Exercise description:
Retype exactly what runs from the first line of the data to the line with "Legend, XAxis, YAxis", keeping both of those lines and skipping pictures.
===== Data extract
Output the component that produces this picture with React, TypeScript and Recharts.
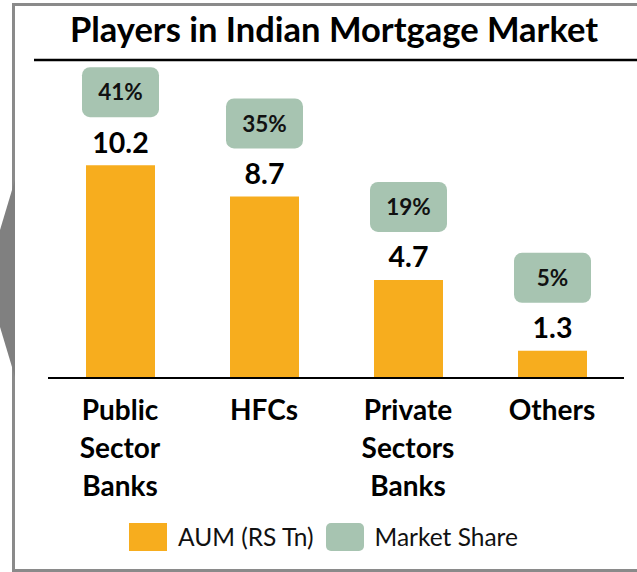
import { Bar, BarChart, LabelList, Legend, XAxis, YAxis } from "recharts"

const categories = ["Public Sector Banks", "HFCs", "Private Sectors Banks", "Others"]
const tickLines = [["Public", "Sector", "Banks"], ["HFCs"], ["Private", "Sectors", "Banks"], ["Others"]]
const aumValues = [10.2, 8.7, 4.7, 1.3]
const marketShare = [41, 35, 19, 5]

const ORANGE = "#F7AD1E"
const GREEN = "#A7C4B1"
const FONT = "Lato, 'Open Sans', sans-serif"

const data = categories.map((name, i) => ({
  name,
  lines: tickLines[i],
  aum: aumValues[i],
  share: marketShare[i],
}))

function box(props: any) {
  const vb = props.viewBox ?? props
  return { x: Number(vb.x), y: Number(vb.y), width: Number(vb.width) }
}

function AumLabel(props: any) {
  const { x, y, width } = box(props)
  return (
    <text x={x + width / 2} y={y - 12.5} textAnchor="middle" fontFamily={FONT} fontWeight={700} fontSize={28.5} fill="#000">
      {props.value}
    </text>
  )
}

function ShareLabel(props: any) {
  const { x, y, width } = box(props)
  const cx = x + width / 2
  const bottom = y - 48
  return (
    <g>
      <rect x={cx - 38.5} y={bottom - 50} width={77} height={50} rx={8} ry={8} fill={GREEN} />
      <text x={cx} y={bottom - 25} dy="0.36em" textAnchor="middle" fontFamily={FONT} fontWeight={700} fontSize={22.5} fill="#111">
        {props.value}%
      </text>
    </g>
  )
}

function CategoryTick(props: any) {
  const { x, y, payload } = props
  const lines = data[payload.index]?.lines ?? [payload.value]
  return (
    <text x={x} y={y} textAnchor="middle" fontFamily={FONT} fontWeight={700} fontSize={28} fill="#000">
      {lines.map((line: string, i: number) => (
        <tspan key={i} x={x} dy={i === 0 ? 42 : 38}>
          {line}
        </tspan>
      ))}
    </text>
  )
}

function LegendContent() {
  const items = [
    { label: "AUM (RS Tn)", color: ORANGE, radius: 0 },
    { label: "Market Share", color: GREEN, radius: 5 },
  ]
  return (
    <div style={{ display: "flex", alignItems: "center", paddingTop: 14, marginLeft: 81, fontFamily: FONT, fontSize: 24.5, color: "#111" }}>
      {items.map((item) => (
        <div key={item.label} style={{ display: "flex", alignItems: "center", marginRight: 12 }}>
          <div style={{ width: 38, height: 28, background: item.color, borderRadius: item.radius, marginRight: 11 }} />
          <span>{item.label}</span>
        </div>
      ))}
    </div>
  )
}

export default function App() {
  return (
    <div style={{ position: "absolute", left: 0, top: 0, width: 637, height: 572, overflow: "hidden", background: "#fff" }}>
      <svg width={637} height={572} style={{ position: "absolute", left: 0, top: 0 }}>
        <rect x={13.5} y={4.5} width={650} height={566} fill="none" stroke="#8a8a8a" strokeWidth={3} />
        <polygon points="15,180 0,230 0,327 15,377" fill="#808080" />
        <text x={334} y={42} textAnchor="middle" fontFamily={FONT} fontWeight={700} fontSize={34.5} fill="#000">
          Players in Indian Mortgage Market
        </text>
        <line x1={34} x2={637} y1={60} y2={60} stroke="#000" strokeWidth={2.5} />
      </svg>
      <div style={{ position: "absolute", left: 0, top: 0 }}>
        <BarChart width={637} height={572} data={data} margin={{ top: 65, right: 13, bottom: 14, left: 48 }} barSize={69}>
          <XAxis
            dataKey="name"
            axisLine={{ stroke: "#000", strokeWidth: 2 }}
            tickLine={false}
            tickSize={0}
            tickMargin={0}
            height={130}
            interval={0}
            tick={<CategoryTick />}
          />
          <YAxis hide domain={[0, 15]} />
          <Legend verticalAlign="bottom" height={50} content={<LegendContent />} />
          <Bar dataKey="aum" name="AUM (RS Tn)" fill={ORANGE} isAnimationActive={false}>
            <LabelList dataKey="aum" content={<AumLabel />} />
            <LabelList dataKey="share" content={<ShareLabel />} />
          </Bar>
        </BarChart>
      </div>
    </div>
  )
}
==========
Full output:
Output the component that produces this picture with React, TypeScript and Recharts.
import { Bar, BarChart, LabelList, Legend, XAxis, YAxis } from "recharts"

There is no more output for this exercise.